05-07-04
The Church of England has declared its support for a challenging proposal to
tackle the threat of climate change. The Archbishop of Canterbury, Dr Rowan
Williams, says the plan, known often as "contraction and convergence",
offers a way to act justly towards the poorest.
The idea, hatched by the Global Commons Institute, says all the Earth's people
have equal rights to cause pollution.
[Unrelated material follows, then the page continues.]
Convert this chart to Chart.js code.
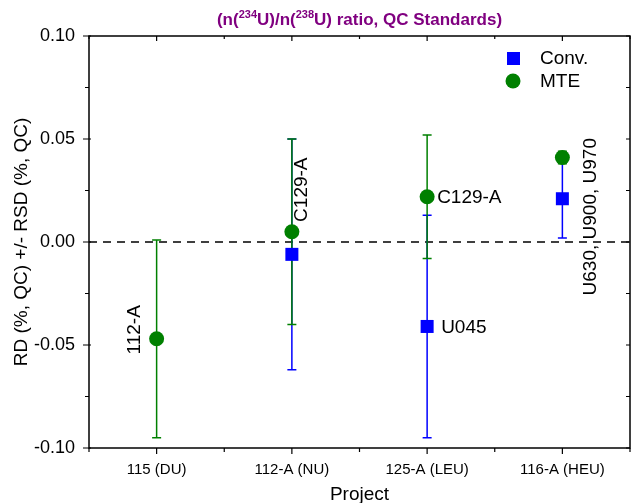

Already endorsed by other faith groups, it
says nobody, however rich, should cause more than their allotted share.
"Contraction" means cutting the world's output of the gases (like
carbon dioxide) which scientists believe are threatening to heat the atmosphere
to dangerous levels.
"Convergence" means sharing out between countries the amount of
climate pollution which the scientists say the Earth can tolerate, so that by
perhaps 2050 every person in the world is entitled to emit the same amount of
pollution.
The idea has won the backing not only of religious groups like the World Council
of Churches butalso of the chairman of the UK's Royal Commission on
Environmental Pollution and of Sir John Houghton, an eminent climate scientist
Now the leader of the worldwide Anglican Communion, Dr Williams, has added
his voice to the growing chorus of support for the work of the modest
London-based Global Commons Institute. In a lecture in London, entitled Changing
The Myths We Live By, he said we had to avert a global ecological crisis that
could ultimately jeopardise "our viability as a species".
The archbishop criticised specifically "the addiction to fossil fuel of the
wealthy nations; this is what secures the steady continuance of carbon
emissions, but it is also what drives anxieties about political hegemony".
He said: "Since the oil production of relatively stable and prosperous
societies is fast diminishing, these countries will become more and more
dependent on the production of poorer and less stable nations. How supplies are
to be secured at existing levels becomes a grave political and moral question
for the wealthier states, and a real destabiliser of international relations.
This is a situation with all the ingredients for the most vicious kinds of
global conflict -- conflict now ever more likely to be intensified by the
tensions around religious and cultural questions."
What was also at stake, Dr Williams said, was "our continuance as a species
capable of some vision of universal justice". He feared "the prospect
of a world of spiralling inequality and a culture that has learned again to
assume what Christianity has struggled to persuade humanity against since its
beginning -- that most human beings are essentially dispensable, born to
die".
Contraction and convergence, the archbishop said, sought to achieve fairly
rapid and substantial reductions in greenhouse gas emissions "in a way that
foregrounds questions of equity between rich and poor nations".
He said: "This kind of thinking appears utopian only if we refuse to
contemplate the alternatives honestly." Calling for a new senseof public
seriousness about environmental issues, Dr Williams urged the UK government to
take the lead in pressing the contraction and convergence agenda.